(The request):
From the entries that follow, gather each line holding the word "Generate".

[Entries with chart source code]
◆ ◆ ◆

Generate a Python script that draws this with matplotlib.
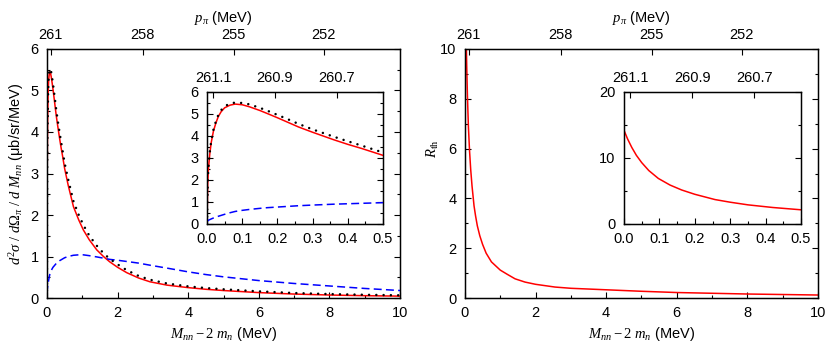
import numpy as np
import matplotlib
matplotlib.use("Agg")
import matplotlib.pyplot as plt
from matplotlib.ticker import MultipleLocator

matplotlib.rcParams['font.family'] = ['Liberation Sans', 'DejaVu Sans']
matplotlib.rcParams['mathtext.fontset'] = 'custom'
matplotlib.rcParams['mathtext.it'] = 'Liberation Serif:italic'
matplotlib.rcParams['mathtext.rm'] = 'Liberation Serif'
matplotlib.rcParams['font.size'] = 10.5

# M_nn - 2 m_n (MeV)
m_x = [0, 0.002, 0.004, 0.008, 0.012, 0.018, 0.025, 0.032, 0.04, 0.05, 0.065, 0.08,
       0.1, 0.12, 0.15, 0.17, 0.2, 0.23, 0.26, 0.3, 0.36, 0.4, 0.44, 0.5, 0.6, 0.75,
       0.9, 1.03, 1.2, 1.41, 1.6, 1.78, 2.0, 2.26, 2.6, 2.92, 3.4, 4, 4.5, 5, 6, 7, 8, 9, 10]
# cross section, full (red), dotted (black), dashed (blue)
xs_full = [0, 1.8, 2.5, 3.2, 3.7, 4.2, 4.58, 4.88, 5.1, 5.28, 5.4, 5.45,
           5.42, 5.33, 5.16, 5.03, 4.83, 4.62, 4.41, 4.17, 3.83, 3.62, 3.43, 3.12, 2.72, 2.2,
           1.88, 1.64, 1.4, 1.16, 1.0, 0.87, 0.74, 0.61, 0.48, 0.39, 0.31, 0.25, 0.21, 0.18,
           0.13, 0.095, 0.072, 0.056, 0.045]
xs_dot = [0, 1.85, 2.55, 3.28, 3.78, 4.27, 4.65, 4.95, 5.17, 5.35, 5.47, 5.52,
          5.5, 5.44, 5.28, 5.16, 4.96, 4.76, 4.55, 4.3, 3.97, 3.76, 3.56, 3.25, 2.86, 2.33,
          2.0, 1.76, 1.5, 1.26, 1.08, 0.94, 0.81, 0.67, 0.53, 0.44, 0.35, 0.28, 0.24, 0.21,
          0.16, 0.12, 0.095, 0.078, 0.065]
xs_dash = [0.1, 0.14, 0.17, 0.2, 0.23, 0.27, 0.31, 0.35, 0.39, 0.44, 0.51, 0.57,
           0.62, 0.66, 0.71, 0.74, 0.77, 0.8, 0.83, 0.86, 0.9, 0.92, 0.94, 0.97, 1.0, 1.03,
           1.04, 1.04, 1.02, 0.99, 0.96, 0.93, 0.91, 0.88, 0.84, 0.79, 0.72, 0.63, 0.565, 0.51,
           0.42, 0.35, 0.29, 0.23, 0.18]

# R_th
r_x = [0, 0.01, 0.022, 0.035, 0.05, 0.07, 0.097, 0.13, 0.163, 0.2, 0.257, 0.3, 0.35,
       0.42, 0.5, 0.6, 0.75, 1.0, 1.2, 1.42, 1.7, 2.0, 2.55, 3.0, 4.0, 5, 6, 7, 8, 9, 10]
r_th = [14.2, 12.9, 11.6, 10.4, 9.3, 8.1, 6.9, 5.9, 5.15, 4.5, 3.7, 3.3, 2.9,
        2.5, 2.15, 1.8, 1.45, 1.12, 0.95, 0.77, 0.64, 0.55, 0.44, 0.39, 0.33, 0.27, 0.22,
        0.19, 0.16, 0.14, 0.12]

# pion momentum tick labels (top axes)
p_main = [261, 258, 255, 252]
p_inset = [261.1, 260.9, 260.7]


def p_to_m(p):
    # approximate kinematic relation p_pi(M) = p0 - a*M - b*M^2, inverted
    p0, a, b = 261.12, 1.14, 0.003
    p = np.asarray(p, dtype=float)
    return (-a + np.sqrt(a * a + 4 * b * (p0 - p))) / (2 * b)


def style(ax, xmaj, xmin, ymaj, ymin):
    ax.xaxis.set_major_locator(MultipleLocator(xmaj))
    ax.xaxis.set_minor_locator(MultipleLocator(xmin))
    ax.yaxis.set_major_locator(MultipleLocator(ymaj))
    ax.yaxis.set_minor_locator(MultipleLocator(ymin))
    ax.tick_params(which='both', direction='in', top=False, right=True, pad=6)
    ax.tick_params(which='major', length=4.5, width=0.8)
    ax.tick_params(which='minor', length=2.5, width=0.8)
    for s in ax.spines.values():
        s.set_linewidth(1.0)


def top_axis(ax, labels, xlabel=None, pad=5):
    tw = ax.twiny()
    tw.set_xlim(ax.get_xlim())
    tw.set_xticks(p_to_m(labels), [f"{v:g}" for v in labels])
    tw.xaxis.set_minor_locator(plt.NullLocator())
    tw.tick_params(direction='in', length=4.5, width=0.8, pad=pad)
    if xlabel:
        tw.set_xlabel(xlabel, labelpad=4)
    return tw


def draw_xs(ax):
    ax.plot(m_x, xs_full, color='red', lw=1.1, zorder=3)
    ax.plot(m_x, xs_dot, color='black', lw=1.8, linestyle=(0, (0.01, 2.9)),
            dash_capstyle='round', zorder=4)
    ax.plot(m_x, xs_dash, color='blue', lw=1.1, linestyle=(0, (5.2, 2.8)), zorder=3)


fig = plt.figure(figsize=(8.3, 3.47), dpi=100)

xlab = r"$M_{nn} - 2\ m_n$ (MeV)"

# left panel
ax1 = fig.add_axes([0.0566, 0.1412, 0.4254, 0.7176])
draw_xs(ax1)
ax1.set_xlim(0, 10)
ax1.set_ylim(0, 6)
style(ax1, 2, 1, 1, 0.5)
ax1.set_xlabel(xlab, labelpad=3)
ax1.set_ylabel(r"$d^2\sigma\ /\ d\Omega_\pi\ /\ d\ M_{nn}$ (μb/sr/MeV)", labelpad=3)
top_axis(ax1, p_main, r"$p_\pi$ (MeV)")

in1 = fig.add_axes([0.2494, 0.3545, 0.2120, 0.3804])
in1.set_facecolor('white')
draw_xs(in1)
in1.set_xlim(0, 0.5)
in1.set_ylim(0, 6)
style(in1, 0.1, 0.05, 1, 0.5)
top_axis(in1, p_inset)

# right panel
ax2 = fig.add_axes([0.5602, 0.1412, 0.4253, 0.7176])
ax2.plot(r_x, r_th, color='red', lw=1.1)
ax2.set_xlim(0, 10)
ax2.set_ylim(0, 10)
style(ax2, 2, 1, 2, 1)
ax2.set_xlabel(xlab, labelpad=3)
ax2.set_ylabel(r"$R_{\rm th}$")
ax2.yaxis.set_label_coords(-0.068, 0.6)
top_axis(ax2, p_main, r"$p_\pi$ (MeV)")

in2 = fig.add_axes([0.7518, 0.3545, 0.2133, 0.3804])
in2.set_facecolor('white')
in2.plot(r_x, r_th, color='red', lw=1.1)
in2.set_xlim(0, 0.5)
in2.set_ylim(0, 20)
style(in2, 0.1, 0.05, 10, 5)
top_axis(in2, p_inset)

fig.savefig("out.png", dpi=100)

◆ ◆ ◆

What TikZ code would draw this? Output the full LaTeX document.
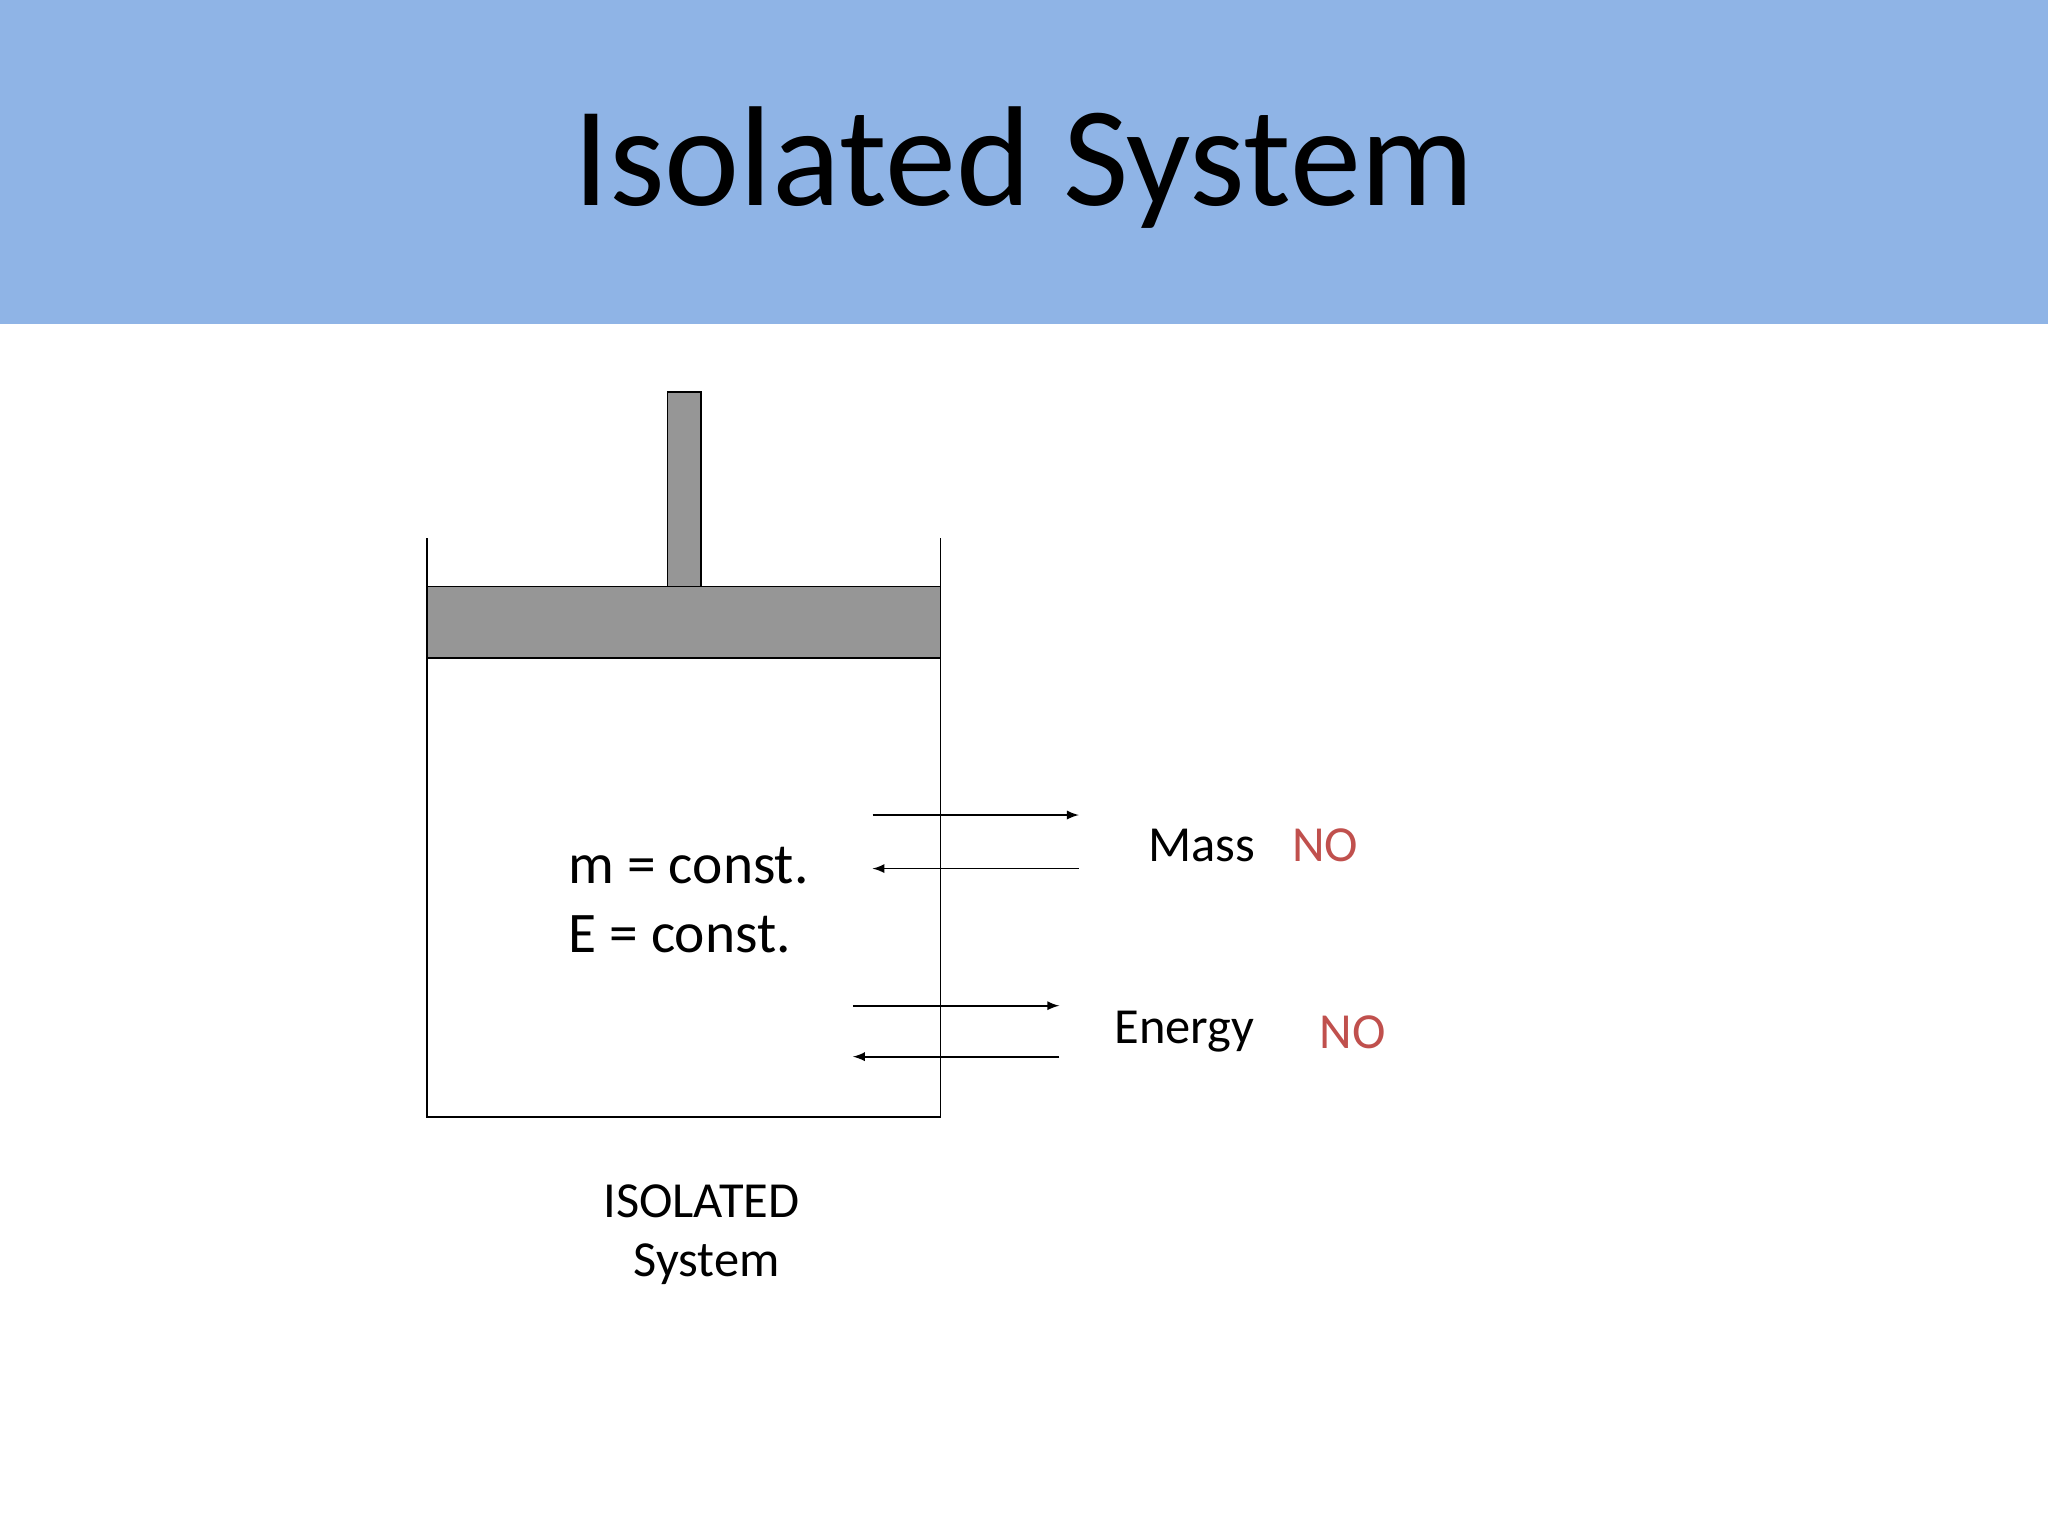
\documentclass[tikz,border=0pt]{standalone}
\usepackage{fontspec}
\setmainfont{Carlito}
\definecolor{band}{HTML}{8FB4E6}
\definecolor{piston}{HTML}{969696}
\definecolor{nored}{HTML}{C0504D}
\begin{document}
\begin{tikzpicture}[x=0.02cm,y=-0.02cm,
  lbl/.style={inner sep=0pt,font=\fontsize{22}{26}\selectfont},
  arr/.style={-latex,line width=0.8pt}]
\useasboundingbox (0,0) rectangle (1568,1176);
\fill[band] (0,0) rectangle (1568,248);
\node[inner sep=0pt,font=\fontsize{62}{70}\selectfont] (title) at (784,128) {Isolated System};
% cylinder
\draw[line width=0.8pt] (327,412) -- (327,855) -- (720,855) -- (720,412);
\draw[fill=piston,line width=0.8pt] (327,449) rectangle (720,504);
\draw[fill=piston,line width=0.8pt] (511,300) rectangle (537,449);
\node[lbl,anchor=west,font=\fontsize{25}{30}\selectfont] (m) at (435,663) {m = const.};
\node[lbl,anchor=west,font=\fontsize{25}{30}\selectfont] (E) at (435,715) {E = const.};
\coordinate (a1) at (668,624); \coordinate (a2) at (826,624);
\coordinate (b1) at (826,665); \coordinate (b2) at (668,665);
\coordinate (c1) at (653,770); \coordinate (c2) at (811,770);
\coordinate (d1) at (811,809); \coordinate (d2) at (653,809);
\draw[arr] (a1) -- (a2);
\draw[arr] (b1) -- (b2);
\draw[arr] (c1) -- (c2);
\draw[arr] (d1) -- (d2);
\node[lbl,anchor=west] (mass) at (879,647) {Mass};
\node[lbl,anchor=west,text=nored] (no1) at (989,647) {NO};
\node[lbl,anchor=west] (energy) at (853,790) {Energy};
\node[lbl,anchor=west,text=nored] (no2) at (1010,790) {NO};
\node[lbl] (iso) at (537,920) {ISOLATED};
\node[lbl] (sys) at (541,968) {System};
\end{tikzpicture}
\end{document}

◆ ◆ ◆

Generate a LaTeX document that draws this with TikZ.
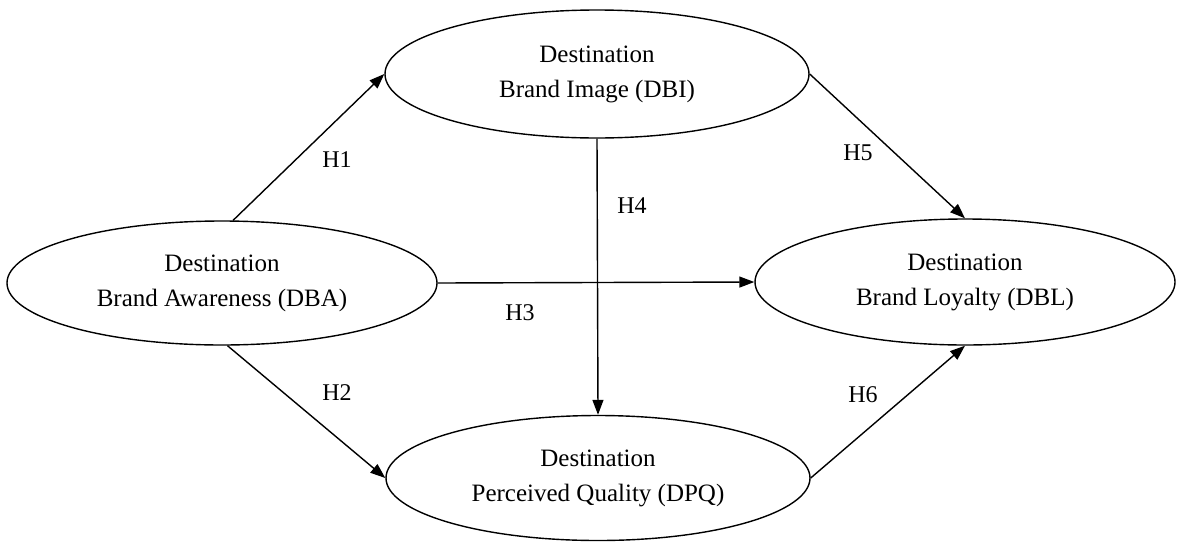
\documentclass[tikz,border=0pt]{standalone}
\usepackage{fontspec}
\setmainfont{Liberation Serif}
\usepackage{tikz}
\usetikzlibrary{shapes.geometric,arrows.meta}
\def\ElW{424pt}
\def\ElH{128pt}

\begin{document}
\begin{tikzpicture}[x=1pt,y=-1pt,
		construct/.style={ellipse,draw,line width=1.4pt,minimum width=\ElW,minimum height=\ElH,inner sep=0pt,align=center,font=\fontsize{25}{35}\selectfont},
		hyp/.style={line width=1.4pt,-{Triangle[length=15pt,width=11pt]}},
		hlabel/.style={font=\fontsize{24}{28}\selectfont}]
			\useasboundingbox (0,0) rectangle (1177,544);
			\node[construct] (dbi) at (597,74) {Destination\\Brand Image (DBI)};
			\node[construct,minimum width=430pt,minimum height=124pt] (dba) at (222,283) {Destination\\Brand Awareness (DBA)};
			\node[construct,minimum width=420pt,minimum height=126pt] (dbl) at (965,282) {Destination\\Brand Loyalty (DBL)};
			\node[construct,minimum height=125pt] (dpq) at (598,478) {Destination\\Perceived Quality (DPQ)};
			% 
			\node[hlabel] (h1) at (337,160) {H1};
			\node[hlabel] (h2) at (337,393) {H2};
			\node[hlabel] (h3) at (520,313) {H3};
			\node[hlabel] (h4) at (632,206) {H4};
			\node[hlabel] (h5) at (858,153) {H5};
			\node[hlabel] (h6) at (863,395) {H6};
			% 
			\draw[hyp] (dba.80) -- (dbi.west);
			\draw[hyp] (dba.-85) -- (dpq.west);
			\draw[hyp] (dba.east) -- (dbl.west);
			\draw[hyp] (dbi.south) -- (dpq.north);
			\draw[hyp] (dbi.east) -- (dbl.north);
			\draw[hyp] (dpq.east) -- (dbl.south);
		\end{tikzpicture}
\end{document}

◆ ◆ ◆

(In response):
Generate a Python script that draws this with matplotlib.
Generate a LaTeX document that draws this with TikZ.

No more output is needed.